The Endless Money Pit That Is Owning A Car

We've been thinking about getting a new car lately.  A bigger one, with room for the kids to put all their stuff.  Specifically, an SUV.  This has prompted me to dig into the broader business of car cost and return on investment and what we  should or should not be buying.

The bottom line: cars are money pits.  We forget that because they all seem to be sold in little bits and pieces.  The car is separate from gas, insurance, maintenance, and taxes, so each one on it's own seems quite reasonable.

The reality: when you add them all up, the cost of owning a car is like $9,000 to $10,000 per year.  I compared four different mid size SUVs that we were thinking about buying.  First off, I ruled out any hybrid SUV.  Not because I'm green, but because a $10,000 premium for an extra 2-3 miles per gallon is crazy.  SUVs do not yet have anything close to the efficiency gains comparable to cars.

The hands down winner, on paper at any rate, is the Subaru Forrester with a TCO that's a full $10k lower than it's nearest competitor over 10 years - the best measure of total ownership with the car fully depreciated.  The Subaru has both the lowest price and the best mileage of all the smaller SUVs.

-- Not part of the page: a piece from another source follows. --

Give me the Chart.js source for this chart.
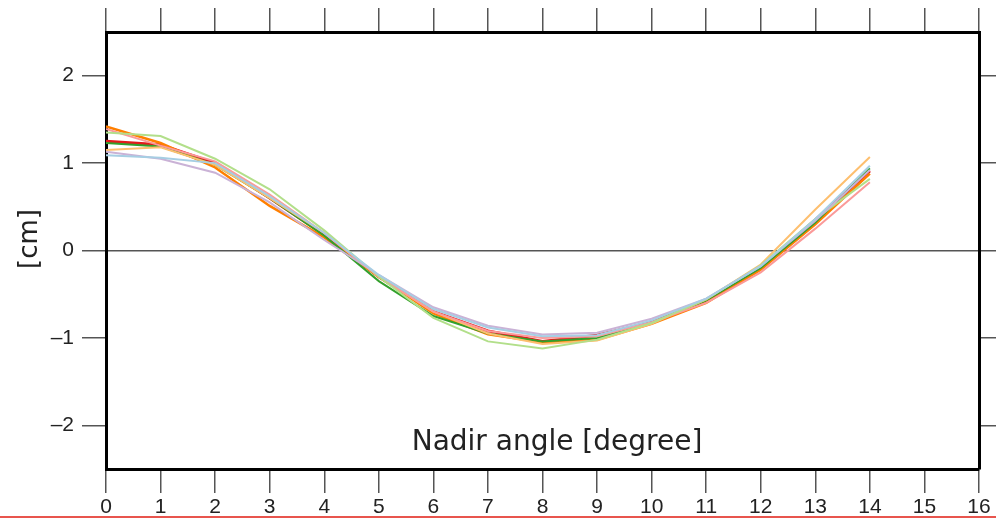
<!DOCTYPE html>
<html>
<head>
<meta charset="utf-8">
<script src="https://cdn.jsdelivr.net/npm/chart.js@4/dist/chart.umd.min.js"></script>
<style>
  html, body { margin: 0; padding: 0; background: #fff; overflow: hidden; }
  #wrap { position: relative; width: 996px; height: 519px; }
  #redline { position: absolute; left: 0; top: 516px; width: 996px; height: 2px; background: #e8554e; }
</style>
</head>
<body>
<div id="wrap">
  <canvas id="chart" width="996" height="519"></canvas>
  <div id="redline"></div>
</div>
<script>
// nadir angle in degrees
const angles = [0, 1, 2, 3, 4, 5, 6, 7, 8, 9, 10, 11, 12, 13, 14];

// tick positions
const xTicks = [0, 1, 2, 3, 4, 5, 6, 7, 8, 9, 10, 11, 12, 13, 14, 15, 16];
const yTicks = [-2, -1, 0, 1, 2];

// correction curves [cm], one per series
const lightBlue   = [1.09, 1.06, 1.00, 0.62, 0.20, -0.28, -0.67, -0.88, -0.98, -0.97, -0.80, -0.55, -0.18, 0.36, 0.97];
const lightPurple = [1.13, 1.05, 0.89, 0.55, 0.12, -0.28, -0.65, -0.86, -0.96, -0.94, -0.78, -0.55, -0.18, 0.34, 0.92];
const lightGreen  = [1.35, 1.31, 1.05, 0.70, 0.23, -0.30, -0.77, -1.04, -1.12, -1.02, -0.83, -0.56, -0.17, 0.36, 0.82];
const pink        = [1.39, 1.20, 1.02, 0.64, 0.20, -0.30, -0.70, -0.92, -1.00, -0.98, -0.82, -0.60, -0.25, 0.25, 0.78];
const lightOrange = [1.15, 1.18, 0.98, 0.60, 0.20, -0.30, -0.70, -0.95, -1.07, -1.03, -0.84, -0.56, -0.16, 0.47, 1.07];
const green       = [1.23, 1.19, 0.98, 0.60, 0.17, -0.35, -0.75, -0.95, -1.04, -1.00, -0.83, -0.57, -0.20, 0.32, 0.94];
const orange      = [1.42, 1.23, 0.95, 0.51, 0.15, -0.30, -0.72, -0.96, -1.05, -1.02, -0.84, -0.60, -0.22, 0.30, 0.88];
const red         = [1.25, 1.21, 1.00, 0.60, 0.18, -0.30, -0.70, -0.92, -1.04, -0.97, -0.82, -0.57, -0.20, 0.35, 0.91];

const series = [
  { data: lightBlue,   color: '#a6cee3', width: 2 },
  { data: lightPurple, color: '#cab2d6', width: 2 },
  { data: lightGreen,  color: '#b2df8a', width: 2 },
  { data: pink,        color: '#fb9a99', width: 2 },
  { data: lightOrange, color: '#fdbf6f', width: 2 },
  { data: green,       color: '#33a02c', width: 2 },
  { data: orange,      color: '#ff7f00', width: 2.5 },
  { data: red,         color: '#e31a1c', width: 3 }
];

const TICK_FONT = { family: '"Liberation Sans", Arial, sans-serif', size: 21 };
const TICK_COLOR = '#555';

const fmt = (v) => (v < 0 ? '\u2013' + Math.abs(v) : String(v));

// labels drawn inside / beside the frame
const labelsPlugin = {
  id: 'labels',
  afterDraw(chart) {
    const { ctx, chartArea } = chart;
    ctx.save();
    ctx.fillStyle = '#222';
    ctx.font = '28px "DejaVu Sans", sans-serif';
    ctx.textAlign = 'center';
    ctx.textBaseline = 'middle';
    ctx.fillText('Nadir angle [degree]', 557, chartArea.bottom - 26);
    ctx.translate(30, 239);
    ctx.rotate(-Math.PI / 2);
    ctx.font = '26px "DejaVu Sans", sans-serif';
    ctx.fillText('[cm]', 0, 0);
    ctx.restore();
  }
};

const frameAxis = (tickValues, extra) => Object.assign({
  type: 'linear',
  border: { display: true, color: '#000', width: 3 },
  grid: { drawOnChartArea: false, drawTicks: true, tickLength: 24, tickColor: TICK_COLOR, lineWidth: 1.5 },
  afterBuildTicks: (scale) => { scale.ticks = tickValues.map(v => ({ value: v })); }
}, extra);

new Chart(document.getElementById('chart'), {
  type: 'line',
  data: {
    datasets: series.map(s => ({
      data: angles.map((a, i) => ({ x: a, y: s.data[i] })),
      borderColor: s.color,
      borderWidth: s.width,
      pointRadius: 0,
      tension: 0,
      fill: false
    }))
  },
  options: {
    responsive: false,
    animation: false,
    layout: { padding: 0 },
    plugins: { legend: { display: false }, tooltip: { enabled: false } },
    scales: {
      x: frameAxis(xTicks, {
        position: 'bottom', min: 0, max: 16,
        ticks: { padding: 2, color: '#222', font: TICK_FONT, maxRotation: 0, autoSkip: false },
        afterFit: (s) => { s.height = 50; }
      }),
      xTop: frameAxis(xTicks, {
        position: 'top', min: 0, max: 16,
        ticks: { display: false },
        afterFit: (s) => { s.height = 32; }
      }),
      y: frameAxis(yTicks, {
        position: 'left', min: -2.5, max: 2.5,
        ticks: { padding: 8, color: '#222', font: TICK_FONT, callback: fmt },
        grid: {
          drawOnChartArea: true, drawTicks: true, tickLength: 24, tickColor: TICK_COLOR, lineWidth: 1.5,
          color: (c) => (c.tick && c.tick.value === 0 ? '#555' : 'rgba(0,0,0,0)')
        },
        afterFit: (s) => { s.width = 106; }
      }),
      yRight: frameAxis(yTicks, {
        position: 'right', min: -2.5, max: 2.5,
        ticks: { display: false },
        afterFit: (s) => { s.width = 17; }
      })
    }
  },
  plugins: [labelsPlugin]
});
</script>
</body>
</html>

The worst offender: the Nissan XTerra, primarily because of it's poor gas mileage, though I liked the look and style of the Xterra along with the Element the most.  The overall conclusion, however, was that buying a car is a $100,000 investment over 10 years when you include the cost of the car, the opportunity cost of the investment, and the running costs - a good rule of thumb is probably to multiply the sticker price by a factor of 4 to get the true cost.

The result: no car purchase, at least not this year if we can avoid it.